Negotiating skills are key to career and leadership development, but for many millennial managers this is a challenging area.
Negotiation is a process for bridging the gap between where your organization is now and where you want it to be. At its core, the negotiation skill is really a very simple equation:
Goals – Best Alternative
= Negotiating Agenda.
All successful negotiations are built around goals and best alternative (you may know the phrase BATNA – Best Alternative to No Agreement. Same thing.)
Millennials tend to have a quirky way of viewing goals and best alternatives, and they may not align with your training and onboarding needs.
Goals:Good goals are ambitious but possible, move the organization forward, and are SMART.
Millennial goal setting oddities include:
Too ambitious and vague – Not enough Specific or Measurements. “I want to have an impact,” “I want more control over my own schedule,” “I want to develop my own projects”. It’s all great stuff as an introduction, but unless these generalized wishes are backed up with a plan, there’s not going to be a solution.
Not always possible – Actionable and Realistic can also be problem areas. “I want to work for a socially responsible organization.” It’s sometimes hard to understand the difference between long-term goals and medium-term options. Millennials would benefit from differentiating between their ultimate career destination and their next few career moves.
Incomplete (they haven’t connected the dots) – For managers and counterparties, the Millennial habit of turning a negotiation into a planning session is very frustrating. More than other generations, Millennials want to talk through solutions. While its very democratic and intellectually engaging, it doesn’t establish a leadership position. Negotiators who walk into the room with a firm, well-considered agenda tend to throw Millennials off guard. This is a vulnerability at the table.
The millennial leadership paradox:
They see themselves destined
for top leadership roles,
but have neither the experience
nor the skills to lead.
(And they know it.)
Best Alternative – What’s the worst that could happen?
Best alternative is Plan B. What you’ll do if this negotiation ends with a NO.
There are two millennial idiosyncrasies here:
1) Younger negotiators can be wildly optimistic about their best alternative. They tend to operate very emotionally when making judgments about what happens next. I’ve seen countless negotiations collapse – even when both sides were confident there was potential mutual advantage. One side felt the deal wasn’t fair, regardless of the advantages he would get – or the lack of certainty about an alternative.
Millennials are quick to pull the trigger to kill a potential deal.
This is tied to the second funny quirk.
2) Millennials confuse “analysis” with “action plan”. If you were considering quitting your job if you didn’t get time off, what is your best alternative?
If you said,
“I have $3,000 in savings and $1680 in rent, loans, and life. That means I need a job in 6 weeks, at which point I’ll have to relocate - back home…”

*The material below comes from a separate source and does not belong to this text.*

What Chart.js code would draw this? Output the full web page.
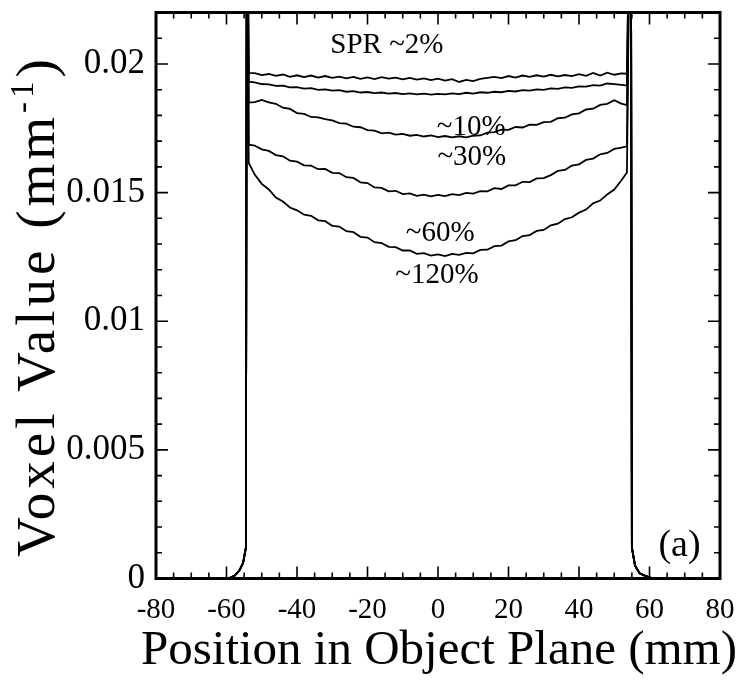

… then you are doing ANALYSIS.
If you said,
“I’ll find a new job – one that will enable me to make a real impact and improve society, while paying me enough to get my own apartment…”
… then you are making an
There’s nothing wrong with either, but you’ve got to do them in the right order. Start with an analysis. What is your no-deal situation? This is more of an inventory than a planning session. How much money is in the bank, how much stuff is in the warehouse, how many customers have you still got? Then look at your obligations & liabilities. The No Deal Analysis should result in one of 3 answers:
- No-Deal doesn’t really impact on my business at all.
- No-Deal will hurt, but it is manageable. E.g. 1: We can keep the doors open another 6 months. Plenty of time to make necessary adjustments. E.g. 2: We can cover costs for 6 weeks, or we have to look at more extreme measures.
- No-Deal will kill us. E.g.: If I lose this job, I will be homeless.
Once you’ve done the analysis your No Deal action plan will make a lot more sense. You also avoid the problem that often comes with talking first and then thinking about it – you stop yourself from needlessly committing to a disastrous position that you can’t take back. Too many careless negotiators damage their interests by failing to ask, “what’s the worst that could happen”?
Millennial Plan Bs are Over-Optimistic
It’s the Zuckerberg effect. They came of age in a time of VC riches and a declining middle class. Their main image of success is the start-up, and they were raised to believe that lightening will strike for the anointed. The Millennial may be cynical in many ways, but he is a great believer that something great is just over the horizon. A new technology, a new business model, a network connection – there’s a disruption coming. Working for a company and climbing the corporate ladder – not so many great success stories.
So not only do Millennials skip the analysis part of the best alternative analysis, but they also have terrible benchmarks for their Plan B. “I’ll quit this job with no back-up, blow what little savings I have to travel for 2 months, and then either find a new job or start my own company…”
Negotiation is a key set of business skills that has daily applications
both externally and within your organization.
If you are responsible for a team of younger managers,
you must tailor your onboarding and coaching to this important segment.